これにより、メディチ家は多くの人々から非難を浴びることになり、最終的にはフィレンツェを追放されることに。これによってマキャベリは後ろ盾を失うことになり、彼もまたフィレンツェを去ることになってしまったのでした。
失意の中の病死
こうしてふたたび政権から追放されたマキャベリもまた、人々から多くの非難を受けるようになってしまいました。
「共和国からメディチ家に擦り寄った裏切り者」「冷徹なばかりの人でなし」「目的のために手段を選ばない冷酷で狡猾な男」など、マキャベリに対して向けられた非難の言葉は、現代の彼に対する評価にもつながるものがほとんどです。
そして、そんな非難の嵐の中で、マキャベリは病を得てそのまま急死。正確な埋葬場所の記録は残っていないようですが、現在はサンタ・クローチェ大聖堂の一角に墓所が作られ、観光スポットの一つとなっています。
ニッコロ・マキャベリの関連作品
おすすめ書籍・本・漫画
君主論 – 新版 (中公文庫)
マキャベリの代表的な著作『君主論』の日本語訳版です。多くの訳者によって翻訳されていますが、筆者としてはこの書籍の役が最もわかりやすいかと思います。
いわゆる「いい人」的な理論を真っ向から否定する言葉や思想の目白押しのため、非常に読む人を選び、ともすれば不快感を覚える方もいるかもしれません。ですが、現実を冷徹に見据えたその思想は、現代において共感できる部分も多々存在しています。
決して「読んで気持ちいい」本ではありませんが、マキャベリについてや政治思想について触れるためには、避けては通れない名著の一つであると筆者は感じました。
マキアヴェリ戦術論(新版)
こちらもマキャベリの代表的な著作『戦術論』の日本語訳版です。”戦術論”だけだと、似たような別の書籍が引っかかることも多いため、購入の際は著者をよく確かめてからご購入ください。
政治の観点から戦争を語っていますが、当時としては革新的な、いわゆる「国有軍」と呼ぶべきマキャベリの戦争論が解説されています。
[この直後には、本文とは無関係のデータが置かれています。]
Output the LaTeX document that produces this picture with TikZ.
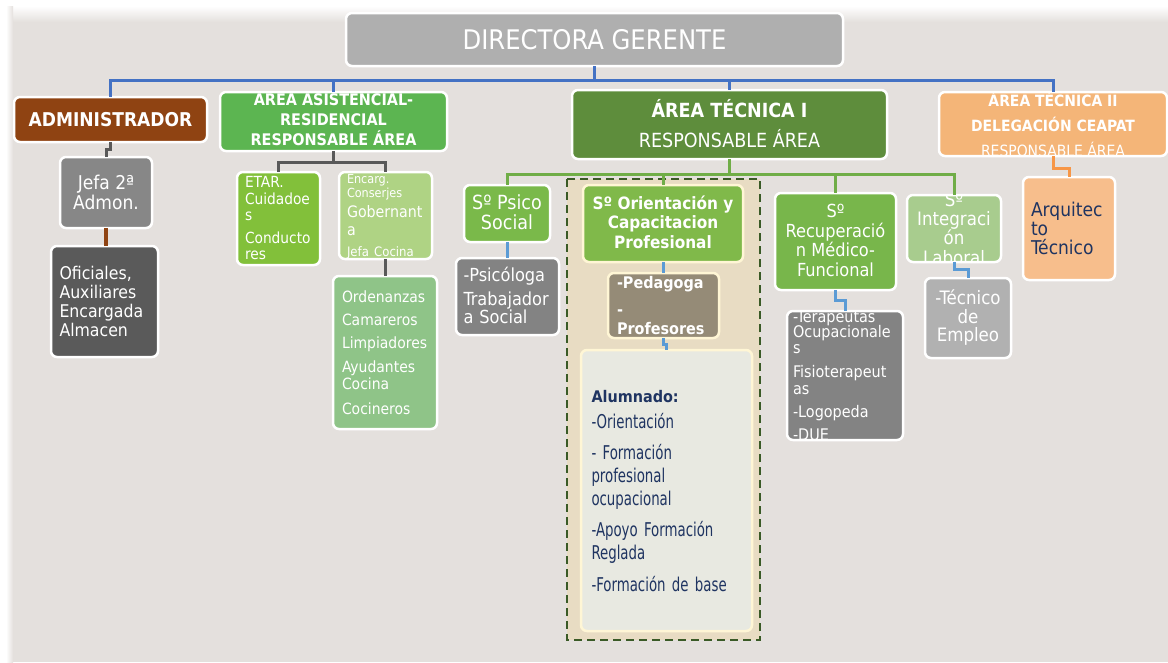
\documentclass[tikz,border=0pt]{standalone}
\usepackage{fontspec}
\setmainfont{DejaVu Sans Condensed}
\newfontfamily\agency[FakeStretch=0.78]{DejaVu Sans Condensed}
\newcommand\fsz[2]{\fontsize{#1}{#2}\selectfont}
\definecolor{bgc}{HTML}{E4E0DD}
\definecolor{dirc}{HTML}{AFAFAF}
\definecolor{admc}{HTML}{8F4312}
\definecolor{asisc}{HTML}{5CB551}
\definecolor{tecic}{HTML}{5E8D3C}
\definecolor{teciic}{HTML}{F4B578}
\definecolor{jefac}{HTML}{878787}
\definecolor{ofic}{HTML}{5A5A5A}
\definecolor{etarc}{HTML}{82C03A}
\definecolor{encc}{HTML}{AFD384}
\definecolor{ordc}{HTML}{8FC488}
\definecolor{psicoc}{HTML}{7AB94A}
\definecolor{grayc}{HTML}{838383}
\definecolor{dashfill}{HTML}{E8DCC3}
\definecolor{dashc}{HTML}{3A5A26}
\definecolor{orc}{HTML}{80B94A}
\definecolor{pedac}{HTML}{958B77}
\definecolor{alumc}{HTML}{E8E9E1}
\definecolor{creamc}{HTML}{FFF6D5}
\definecolor{recupc}{HTML}{78B64B}
\definecolor{integc}{HTML}{A8CC8E}
\definecolor{empc}{HTML}{B1B1B1}
\definecolor{arqc}{HTML}{F7BE8C}
\definecolor{navyc}{HTML}{1F3461}
\definecolor{bluec}{HTML}{4472C4}
\definecolor{lbluec}{HTML}{5B9BD5}
\definecolor{dgrayc}{HTML}{595959}
\definecolor{greenc}{HTML}{70AD47}
\definecolor{orangec}{HTML}{F79646}
% name, x1, y1, x2, y2, fill, border, text style, text
\newcommand\obox[9]{%
  \node[fill=#6, draw=none, inner sep=0pt, minimum width={#4-#2}, minimum height={#5-#3}, rounded corners=6pt] (#1) at ({(#2+#4)/2},{-(#3+#5)/2}) {};
  \begin{scope}
    \clip[rounded corners=6pt] (#2,-#3) rectangle (#4,-#5);
    \node[inner sep=0pt, text=white, #8] (#1t) at (#1.center) {#9};
  \end{scope}
  \draw[draw=#7, line width=2.5pt, rounded corners=6pt] (#2,-#3) rectangle (#4,-#5);
}
\tikzset{
  ctr/.style={align=center},
  lft/.style={align=left, text width=#1},
  conn/.style={line width=3pt},
  blueline/.style={conn, draw=bluec},
  lblueline/.style={conn, draw=lbluec},
  grayline/.style={conn, draw=dgrayc},
  greenline/.style={conn, draw=greenc},
  orangeline/.style={conn, draw=orangec},
  brownline/.style={line width=4pt, draw=admc},
}
\begin{document}
\begin{tikzpicture}[x=1pt,y=1pt]
\useasboundingbox (0,0) rectangle (1168,-662);
\fill[white] (0,0) rectangle (1168,-662);
\fill[bgc] (6,-6) rectangle (1168,-662);
\shade[top color=white, bottom color=bgc] (6,-6) rectangle (1168,-22);
\shade[left color=white, right color=bgc] (6,-6) rectangle (13,-662);

% dashed group
\draw[fill=dashfill, draw=dashc, line width=2.5pt, dash pattern=on 8pt off 5pt] (567,-179) rectangle (760,-640);

\obox{dir}{346}{13}{843}{66}{dirc}{white}{ctr, font=\fsz{27}{30}}{DIRECTORA GERENTE}
\obox{adm}{14}{97}{207}{142}{admc}{white}{ctr, font=\bfseries\fsz{19}{22}}{ADMINISTRADOR}
\obox{asis}{220}{92}{447}{151}{asisc}{white}{ctr, font=\bfseries\fsz{16}{20}, yshift=3}{ÁREA ASISTENCIAL-\\RESIDENCIAL\\RESPONSABLE ÁREA}
\obox{teci}{572}{90}{887}{159}{tecic}{white}{ctr, font=\fsz{19.5}{30}, yshift=1}{\textbf{ÁREA TÉCNICA I}\\RESPONSABLE ÁREA}
\obox{tecii}{939}{92}{1167}{156}{teciic}{white}{ctr, font=\fsz{15.5}{25}}{\textbf{ÁREA TÉCNICA II}\\\textbf{DELEGACIÓN CEAPAT}\\RESPONSABLE ÁREA}

\obox{jefa}{60}{157}{152}{228}{jefac}{white}{ctr, font=\fsz{19}{20}}{Jefa 2ª\\Admon.}
\obox{ofi}{51}{246}{158}{357}{ofic}{white}{lft=90, font=\fsz{17.5}{19.3}}{Oficiales,\\Auxiliares\\Encargada\\Almacen}

\obox{etar}{237}{172}{320}{265}{etarc}{white}{lft=67, font=\fsz{15.3}{16.5}}{ETAR.\\Cuidadoe\\s\\[6pt]Conducto\\res}
\obox{enc}{339}{172}{432}{259}{encc}{white}{lft=77, font=\fsz{15.8}{16}, yshift=-1}{{\fsz{12.5}{14}Encarg.}\\[-2pt]{\fsz{12.5}{14}Conserjes}\\[4pt]Gobernant\\[2pt]a\\[5pt]{\fsz{13}{14}Jefa Cocina}}
\obox{ord}{333}{276}{437}{429}{ordc}{white}{lft=86, font=\fsz{15.5}{16.5}}{Ordenanzas\\[6.5pt]Camareros\\[6.5pt]Limpiadores\\[7.5pt]Ayudantes\\Cocina\\[8.5pt]Cocineros}

\obox{psico}{464}{185}{550}{242}{psicoc}{white}{ctr, font=\fsz{19.5}{20}, yshift=1.5}{Sº Psico\\Social}
\obox{psicol}{456}{258}{559}{335}{grayc}{white}{lft=88, font=\fsz{18}{18}, yshift=1}{-Psicóloga\\[6pt]Trabajador\\a Social}

\obox{orient}{583}{185}{743}{262}{orc}{creamc}{ctr, font=\bfseries\fsz{17}{19.5}, yshift=1.5}{Sº Orientación y\\Capacitacion\\Profesional}
\obox{peda}{608}{273}{719}{338}{pedac}{creamc}{lft=93, font=\bfseries\fsz{16}{19}}{-Pedagoga\\[8pt]-\\Profesores}
\obox{alum}{581}{350}{752}{631}{alumc}{creamc}{lft=150, text=navyc, font=\agency\fsz{19}{23}, yshift=-1}{{\rmfamily\bfseries\fsz{16}{23}Alumnado:}\\[3pt]-Orientación\\[8pt]- Formación\\profesional\\ocupacional\\[8pt]-Apoyo Formación\\Reglada\\[9pt]-Formación de base}

\obox{recup}{775}{193}{896}{290}{recupc}{white}{ctr, font=\fsz{18}{19.5}, yshift=1}{Sº\\Recuperació\\n Médico-\\Funcional}
\obox{terap}{787}{311}{903}{440}{grayc}{white}{lft=104, font=\fsz{16}{16.5}, yshift=0}{-Terapeutas\\[-1.5pt]Ocupacionale\\s\\[7.5pt]Fisioterapeut\\as\\[6.5pt]-Logopeda\\[6.5pt]-DUE}
\obox{integ}{907}{195}{1001}{262}{integc}{white}{ctr, font=\fsz{18.5}{19.3}}{Sº\\Integraci\\ón\\Laboral}
\obox{emp}{925}{278}{1011}{358}{empc}{white}{ctr, font=\fsz{18.5}{18.5}}{-Técnico\\de\\Empleo}
\obox{arq}{1023}{177}{1115}{280}{arqc}{white}{lft=76, text=navyc, font=\fsz{19}{19}, yshift=0}{Arquitec\\to\\Técnico}

% connectors
\draw[blueline] (dir.south) -- ++(0,-14) coordinate (bj);
\draw[blueline] (adm.north) |- (bj);
\draw[blueline] (asis.north) |- (bj);
\draw[blueline] (teci.north) |- (bj);
\draw[blueline] (tecii.north) |- (bj);

\draw[grayline] (adm.south) -- ++(0,-7) -| (jefa.north);
\draw[brownline] (jefa.south) -- (jefa.south |- ofi.north);

\draw[grayline] (asis.south) -- ++(0,-11) coordinate (aj);
\draw[grayline] (etar.north) |- (aj);
\draw[grayline] (enc.north) |- (aj);
\draw[grayline] (enc.south) -- (enc.south |- ord.north);

\draw[greenline] (teci.south) -- ++(0,-15) coordinate (tj);
\draw[greenline] (psico.north) |- (tj);
\draw[greenline] (orient.north) |- (tj);
\draw[greenline] (recup.north) |- (tj);
\draw[greenline] (integ.north) |- (tj);

\draw[lblueline] (psico.south) -- (psico.south |- psicol.north);
\draw[lblueline] (orient.south) -- (orient.south |- peda.north);
\draw[lblueline] (peda.south) -- ++(0,-6) -| (alum.north);
\draw[lblueline] (recup.south) -- ++(0,-10) -| (terap.north);
\draw[lblueline] (integ.south) -- ++(0,-7) -| (emp.north);
\draw[orangeline] (tecii.south) -- ++(0,-12) -| (arq.north);
\end{tikzpicture}
\end{document}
あくまで「政治家」だったマキャベリなので、細かいミスなどは見受けられますが、それでもその思索の深さには驚かされること請け合いです。
とはいえ、あくまで「マキャベリの思想書の和訳」であり、解説はほぼ無いも同然の書籍ですので、まず初めにこれを読むよりは、時代背景などを深く理解したうえで読むことをお勧めしたい一冊となっています。
関連外部リンク
ニッコロ・マキャベリについてのまとめ
いわゆる「マキャベリズム」の提唱者であり、人によって非常に賛否の声が分かれる人物であるマキャベリ。筆者個人としては、「現実主義なのはいい所もあるような…」と、賛と否とも付かない印象を抱いていた人物なのですが、今回の執筆で「より評価が難しくなった」というのが正直なところです。
その主張は冷徹そのもので、ともすれば政治の腐敗や国際的な緊張を招くようなもの。現代の社会に適用するには、少しばかり急進的すぎる印象を受けました。
しかし、自身の失敗を思想として活かそうとしたことや、多くの失敗や苦境を乗り越えて邁進したその姿は、単純に他の偉人にも引けを取らない立派な人物としての姿だと思います。
ともあれ、そうした評価の難しさがあり、それが面白さにつながるのが歴史という分野。皆さんも様々な歴史的事象を調べ、マキャベリの評価を「確定させる」のではなく、自分なりに彼や他の人物への評価を作り上げていってほしいと思います。
それでは、最後までこの記事におつきあいいただき、誠にありがとうございました。